Recorded data
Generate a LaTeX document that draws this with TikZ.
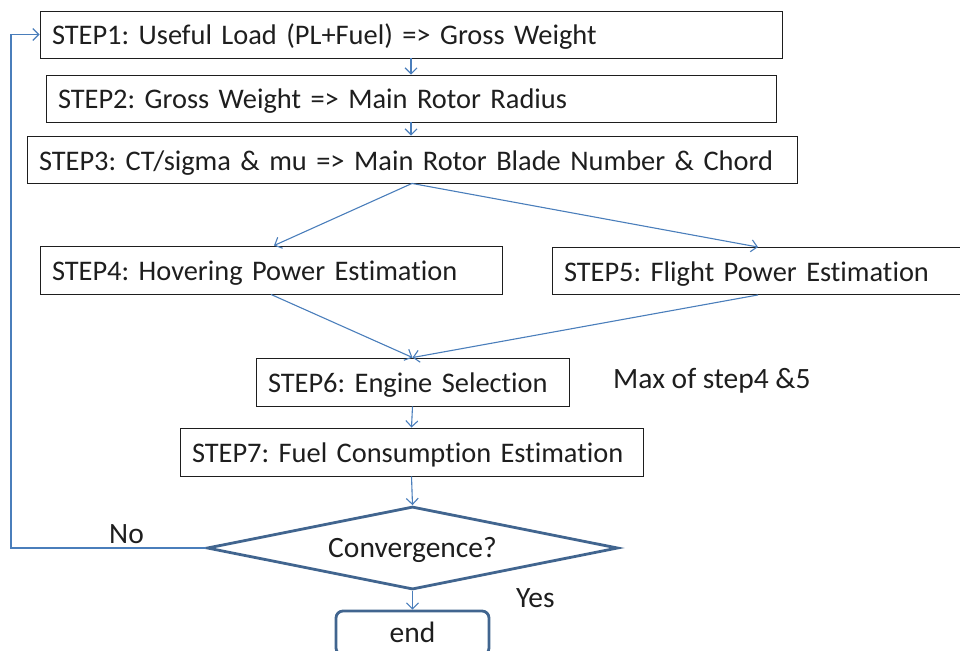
\documentclass[tikz,border=0pt]{standalone}
\usepackage{fontspec}
\setmainfont{Carlito}[Ligatures=NoCommon]
\usetikzlibrary{arrows.meta,shapes.geometric}
\definecolor{linkblue}{HTML}{4A7EBB}
\definecolor{deepblue}{HTML}{41658F}
\definecolor{inkgray}{HTML}{1E1E1E}
\frenchspacing
\newcommand{\oneline}[1]{\mbox{#1}}
\tikzset{
  stepbox/.style 2 args={draw=inkgray, line width=0.9pt, rectangle,
    minimum height=#2, inner xsep=12pt, inner ysep=0pt,
    text width=#1-24pt, align=left, text=inkgray,
    text height=24pt, text depth=3pt,
    font=\fontsize{28.4}{32}\selectfont},
  flow/.style={draw=linkblue, line width=1.1pt,
    -{Straight Barb[length=6pt,width=12pt,line width=1.1pt]}},
  lbl/.style={text=inkgray, font=\fontsize{29.5}{32}\selectfont, inner sep=0pt},
}
\begin{document}
\begin{tikzpicture}[x=1pt,y=-1pt]
\useasboundingbox (0,0) rectangle (960,650);

\node[stepbox={742pt}{47pt}] (s1) at (411,34.5) {\oneline{STEP1: Useful Load (PL+Fuel) => Gross Weight}};
\node[stepbox={730pt}{47pt}] (s2) at (411,98.5) {\oneline{STEP2: Gross Weight => Main Rotor Radius}};
\node[stepbox={770pt}{47pt}] (s3) at (412,159.5) {\oneline{STEP3: CT/sigma \& mu => Main Rotor Blade Number \& Chord}};
\node[stepbox={462pt}{48pt}] (s4) at (271,270) {\oneline{STEP4: Hovering Power Estimation}};
\node[stepbox={412pt}{47pt}] (s5) at (758,271) {\oneline{STEP5: Flight Power Estimation}};
\node[stepbox={313pt}{48pt}] (s6) at (412.5,382) {\oneline{STEP6: Engine Selection}};
\node[stepbox={463pt}{48pt}] (s7) at (411.5,452) {\oneline{STEP7: Fuel Consumption Estimation}};

\node[diamond, draw=deepblue, line width=2.8pt, minimum width=411pt,
  minimum height=83pt, inner sep=0pt, aspect=5, text=inkgray,
  text height=22pt, text depth=4pt,
  font=\fontsize{29.5}{32}\selectfont] (conv) at (412.5,548) {Convergence?};

\node[draw=deepblue, line width=2.8pt, rounded corners=7pt,
  minimum width=153pt, minimum height=44pt, inner sep=0pt, text=inkgray,
  text height=21pt, text depth=3pt,
  font=\fontsize{29.5}{32}\selectfont] (fin) at (412.5,633) {end};

\node[lbl, anchor=base west] (maxnote) at (613,388) {Max of step4 \&5};
\node[lbl, anchor=base west] (nolbl) at (109,543) {No};
\node[lbl, anchor=base west] (yeslbl) at (516,607) {Yes};

\coordinate (back) at (11,548);

\draw[flow] (s1.south) -- (s2.north);
\draw[flow] (s2.south) -- (s2.south |- s3.north);
\draw[flow] (s3.south) -- ([xshift=3pt]s4.north);
\draw[flow] (s3.south) -- (s5.north);
\draw[flow] (s4.south) -- (s6.north);
\draw[flow] (s5.south) -- (s6.north);
\draw[flow] (s6.south) -- (s7.north);
\draw[flow] (s7.south) -- (conv.north);
\draw[flow] (conv.south) -- (fin.north);
\draw[flow] (conv.west) -- (back) |- (s1.west);
\end{tikzpicture}
\end{document}
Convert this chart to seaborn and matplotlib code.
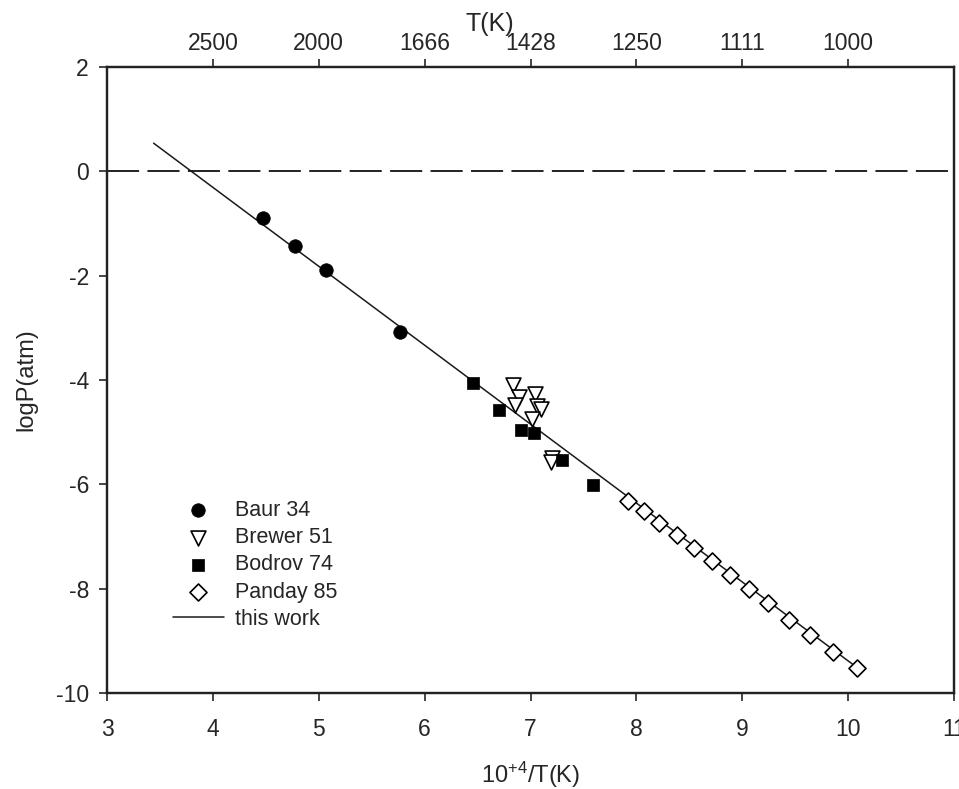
import matplotlib
matplotlib.use("Agg")
import matplotlib.pyplot as plt
import seaborn as sns

# Vapour pressure data: x = 10^4 / T(K), y = log P (atm)
baur_x = [4.47, 4.78, 5.07, 5.77]
baur_logp = [-0.90, -1.43, -1.90, -3.08]

brewer_x = [6.83, 6.89, 6.85, 7.04, 7.06, 7.10, 7.01, 7.20, 7.19]
brewer_logp = [-4.10, -4.32, -4.47, -4.27, -4.49, -4.56, -4.75, -5.50, -5.57]

bodrov_x = [6.46, 6.70, 6.91, 7.03, 7.30, 7.59]
bodrov_logp = [-4.05, -4.57, -4.96, -5.02, -5.53, -6.01]

panday_x = [7.92, 8.07, 8.21, 8.38, 8.54, 8.71, 8.88, 9.06, 9.24, 9.44, 9.64, 9.86, 10.08]
panday_logp = [-6.32, -6.52, -6.75, -6.98, -7.23, -7.47, -7.74, -8.01, -8.27, -8.60,
               -8.89, -9.21, -9.53]

# fitted line ("this work")
fit_x = [3.44, 10.05]
fit_logp = [0.54, -9.46]

x_ticks = [3, 4, 5, 6, 7, 8, 9, 10, 11]
y_ticks = [-10, -8, -6, -4, -2, 0, 2]
temp_ticks = [4, 5, 6, 7, 8, 9, 10]
temp_labels = ["2500", "2000", "1666", "1428", "1250", "1111", "1000"]

sns.set_style("ticks")
plt.rcParams["font.family"] = ["Liberation Sans", "DejaVu Sans"]
plt.rcParams["mathtext.fontset"] = "custom"
plt.rcParams["mathtext.rm"] = "Liberation Sans"
plt.rcParams["mathtext.it"] = "Liberation Sans"
plt.rcParams["axes.unicode_minus"] = False

FS_TICK = 16.5
FS_LABEL = 17
FS_LEG = 15.5

fig = plt.figure(figsize=(9.59, 7.89), dpi=100)
W, H = 959, 789
ax = fig.add_axes([107 / W, 1 - 693 / H, (954 - 107) / W, (693 - 67) / H])

# reference level log P = 0
ax.axhline(0, color="#222222", lw=1.4, linestyle=(0, (16.5, 4.3)), zorder=1)

sns.lineplot(x=fit_x, y=fit_logp, color="#1a1a1a", lw=1.1, label="this work",
             ax=ax, zorder=2)
sns.scatterplot(x=baur_x, y=baur_logp, marker="o", s=95, color="black",
                edgecolor="black", linewidth=0.5, label="Baur 34", ax=ax, zorder=3)
sns.scatterplot(x=brewer_x, y=brewer_logp, marker="v", s=115, color="white",
                edgecolor="black", linewidth=1.2, label="Brewer 51", ax=ax, zorder=3)
sns.scatterplot(x=bodrov_x, y=bodrov_logp, marker="s", s=80, color="black",
                edgecolor="black", linewidth=0.5, label="Bodrov 74", ax=ax, zorder=3)
sns.scatterplot(x=panday_x, y=panday_logp, marker="D", s=75, color="white",
                edgecolor="black", linewidth=1.2, label="Panday 85", ax=ax, zorder=3)

ax.set_xlim(3, 11)
ax.set_ylim(-10, 2)
ax.set_xticks(x_ticks)
ax.set_yticks(y_ticks)
ax.tick_params(axis="x", direction="out", length=6, width=1.2, pad=12,
               labelsize=FS_TICK, bottom=True, top=False)
ax.tick_params(axis="y", direction="out", length=6, width=1.2, pad=7,
               labelsize=FS_TICK, left=True, right=False)
for sp in ax.spines.values():
    sp.set_visible(True)
    sp.set_linewidth(1.6)
    sp.set_color("#222222")

ax.set_xlabel(r"10$^{+4}$/T(K)", fontsize=FS_LABEL)
ax.xaxis.set_label_coords(0.5, -0.107)
ax.set_ylabel("logP(atm)", fontsize=FS_LABEL)
ax.yaxis.set_label_coords((37 - 107) / 847, 0.5)

# temperature scale on top
ax2 = ax.twiny()
ax2.set_xlim(ax.get_xlim())
ax2.set_xticks(temp_ticks)
ax2.set_xticklabels(temp_labels)
ax2.tick_params(axis="x", direction="out", length=6, width=1.2, pad=3,
                labelsize=FS_TICK)
for sp in ax2.spines.values():
    sp.set_linewidth(1.6)
    sp.set_color("#222222")
ax2.set_xlabel("T(K)", fontsize=FS_LABEL + 1)
ax2.xaxis.set_label_coords((490 - 107) / 847, 1.058)

handles, labels = ax.get_legend_handles_labels()
order = ["Baur 34", "Brewer 51", "Bodrov 74", "Panday 85", "this work"]
hmap = dict(zip(labels, handles))
leg = ax.legend([hmap[k] for k in order], order, loc="upper left",
                bbox_to_anchor=((173 - 107) / 847, (693 - 500) / 626),
                frameon=False, fontsize=FS_LEG, borderpad=0, borderaxespad=0,
                handlelength=2.35, handletextpad=0.55, labelspacing=0.29)

fig.savefig("out.png", dpi=100)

• **WRITTEN PROBLEM**: Only a number is wanted: how many lines of the material above hold "seaborn"?

• **REPLY TO THE EXERCISE**: 2